## Begin

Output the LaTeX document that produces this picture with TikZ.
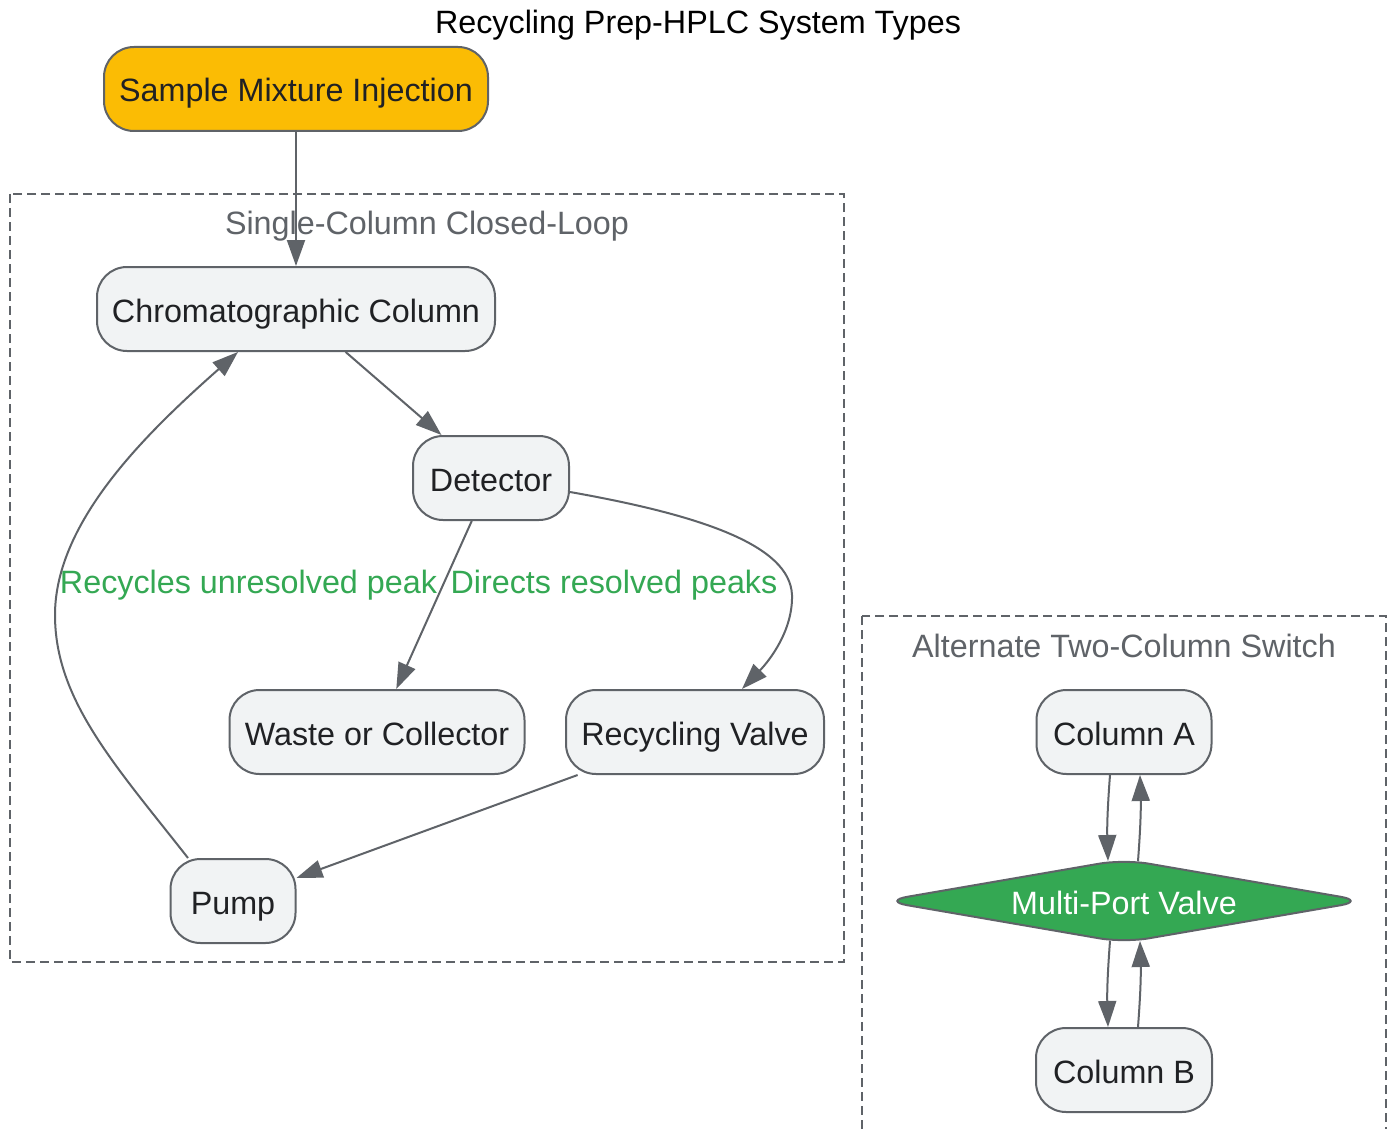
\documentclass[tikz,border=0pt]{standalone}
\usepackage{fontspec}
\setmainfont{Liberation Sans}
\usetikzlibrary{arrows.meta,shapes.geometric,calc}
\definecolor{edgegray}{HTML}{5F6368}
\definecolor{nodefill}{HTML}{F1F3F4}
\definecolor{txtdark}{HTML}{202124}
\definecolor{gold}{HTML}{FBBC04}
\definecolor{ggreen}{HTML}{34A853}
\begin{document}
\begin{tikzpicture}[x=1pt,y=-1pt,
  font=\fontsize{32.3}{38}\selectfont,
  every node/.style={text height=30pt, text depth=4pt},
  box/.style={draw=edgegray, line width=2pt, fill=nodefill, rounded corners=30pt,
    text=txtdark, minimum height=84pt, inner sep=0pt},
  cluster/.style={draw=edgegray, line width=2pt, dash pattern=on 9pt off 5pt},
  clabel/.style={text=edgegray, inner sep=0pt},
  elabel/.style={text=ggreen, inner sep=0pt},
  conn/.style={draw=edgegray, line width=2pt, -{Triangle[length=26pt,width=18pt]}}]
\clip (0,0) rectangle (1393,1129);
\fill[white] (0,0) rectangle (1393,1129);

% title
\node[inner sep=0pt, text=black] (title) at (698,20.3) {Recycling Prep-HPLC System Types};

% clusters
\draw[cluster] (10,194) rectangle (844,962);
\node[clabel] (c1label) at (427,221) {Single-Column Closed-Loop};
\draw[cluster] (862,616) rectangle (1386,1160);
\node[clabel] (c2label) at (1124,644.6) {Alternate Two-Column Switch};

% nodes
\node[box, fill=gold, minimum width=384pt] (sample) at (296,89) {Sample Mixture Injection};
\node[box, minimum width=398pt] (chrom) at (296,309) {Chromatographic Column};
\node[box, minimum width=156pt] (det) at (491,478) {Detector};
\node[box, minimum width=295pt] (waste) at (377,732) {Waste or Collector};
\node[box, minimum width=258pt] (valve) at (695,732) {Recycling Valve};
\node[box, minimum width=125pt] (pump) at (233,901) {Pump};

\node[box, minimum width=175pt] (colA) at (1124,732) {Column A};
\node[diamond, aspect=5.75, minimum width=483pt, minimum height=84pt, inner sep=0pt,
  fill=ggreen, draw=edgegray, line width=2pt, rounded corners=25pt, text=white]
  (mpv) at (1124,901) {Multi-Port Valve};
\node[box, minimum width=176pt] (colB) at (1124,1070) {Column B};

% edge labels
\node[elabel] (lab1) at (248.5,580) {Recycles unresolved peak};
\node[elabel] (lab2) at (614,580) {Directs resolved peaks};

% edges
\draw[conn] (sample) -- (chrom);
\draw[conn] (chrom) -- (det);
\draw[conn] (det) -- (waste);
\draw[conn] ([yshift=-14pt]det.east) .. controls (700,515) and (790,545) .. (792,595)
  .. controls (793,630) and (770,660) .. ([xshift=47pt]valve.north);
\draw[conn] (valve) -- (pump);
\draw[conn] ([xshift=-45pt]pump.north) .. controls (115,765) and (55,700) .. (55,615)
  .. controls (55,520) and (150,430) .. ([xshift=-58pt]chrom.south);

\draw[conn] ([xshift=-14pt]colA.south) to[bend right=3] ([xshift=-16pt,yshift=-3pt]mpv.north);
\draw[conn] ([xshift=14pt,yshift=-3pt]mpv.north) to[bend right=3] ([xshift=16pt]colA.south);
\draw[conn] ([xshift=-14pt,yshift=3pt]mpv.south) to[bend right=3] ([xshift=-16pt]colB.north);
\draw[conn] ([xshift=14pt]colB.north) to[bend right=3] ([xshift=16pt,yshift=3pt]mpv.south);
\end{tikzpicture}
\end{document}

## End

Every line is to be duplicated exactly, though pictures stay out.

▸ Complete response:
Output the LaTeX document that produces this picture with TikZ.
\documentclass[tikz,border=0pt]{standalone}
\usepackage{fontspec}
\setmainfont{Liberation Sans}
\usetikzlibrary{arrows.meta,shapes.geometric,calc}
\definecolor{edgegray}{HTML}{5F6368}
\definecolor{nodefill}{HTML}{F1F3F4}
\definecolor{txtdark}{HTML}{202124}
\definecolor{gold}{HTML}{FBBC04}
\definecolor{ggreen}{HTML}{34A853}
\begin{document}
\begin{tikzpicture}[x=1pt,y=-1pt,
  font=\fontsize{32.3}{38}\selectfont,
  every node/.style={text height=30pt, text depth=4pt},
  box/.style={draw=edgegray, line width=2pt, fill=nodefill, rounded corners=30pt,
    text=txtdark, minimum height=84pt, inner sep=0pt},
  cluster/.style={draw=edgegray, line width=2pt, dash pattern=on 9pt off 5pt},
  clabel/.style={text=edgegray, inner sep=0pt},
  elabel/.style={text=ggreen, inner sep=0pt},
  conn/.style={draw=edgegray, line width=2pt, -{Triangle[length=26pt,width=18pt]}}]
\clip (0,0) rectangle (1393,1129);
\fill[white] (0,0) rectangle (1393,1129);

% title
\node[inner sep=0pt, text=black] (title) at (698,20.3) {Recycling Prep-HPLC System Types};

% clusters
\draw[cluster] (10,194) rectangle (844,962);
\node[clabel] (c1label) at (427,221) {Single-Column Closed-Loop};
\draw[cluster] (862,616) rectangle (1386,1160);
\node[clabel] (c2label) at (1124,644.6) {Alternate Two-Column Switch};

% nodes
\node[box, fill=gold, minimum width=384pt] (sample) at (296,89) {Sample Mixture Injection};
\node[box, minimum width=398pt] (chrom) at (296,309) {Chromatographic Column};
\node[box, minimum width=156pt] (det) at (491,478) {Detector};
\node[box, minimum width=295pt] (waste) at (377,732) {Waste or Collector};
\node[box, minimum width=258pt] (valve) at (695,732) {Recycling Valve};
\node[box, minimum width=125pt] (pump) at (233,901) {Pump};

\node[box, minimum width=175pt] (colA) at (1124,732) {Column A};
\node[diamond, aspect=5.75, minimum width=483pt, minimum height=84pt, inner sep=0pt,
  fill=ggreen, draw=edgegray, line width=2pt, rounded corners=25pt, text=white]
  (mpv) at (1124,901) {Multi-Port Valve};
\node[box, minimum width=176pt] (colB) at (1124,1070) {Column B};

% edge labels
\node[elabel] (lab1) at (248.5,580) {Recycles unresolved peak};
\node[elabel] (lab2) at (614,580) {Directs resolved peaks};

% edges
\draw[conn] (sample) -- (chrom);
\draw[conn] (chrom) -- (det);
\draw[conn] (det) -- (waste);
\draw[conn] ([yshift=-14pt]det.east) .. controls (700,515) and (790,545) .. (792,595)
  .. controls (793,630) and (770,660) .. ([xshift=47pt]valve.north);
\draw[conn] (valve) -- (pump);
\draw[conn] ([xshift=-45pt]pump.north) .. controls (115,765) and (55,700) .. (55,615)
  .. controls (55,520) and (150,430) .. ([xshift=-58pt]chrom.south);

\draw[conn] ([xshift=-14pt]colA.south) to[bend right=3] ([xshift=-16pt,yshift=-3pt]mpv.north);
\draw[conn] ([xshift=14pt,yshift=-3pt]mpv.north) to[bend right=3] ([xshift=16pt]colA.south);
\draw[conn] ([xshift=-14pt,yshift=3pt]mpv.south) to[bend right=3] ([xshift=-16pt]colB.north);
\draw[conn] ([xshift=14pt]colB.north) to[bend right=3] ([xshift=16pt,yshift=3pt]mpv.south);
\end{tikzpicture}
\end{document}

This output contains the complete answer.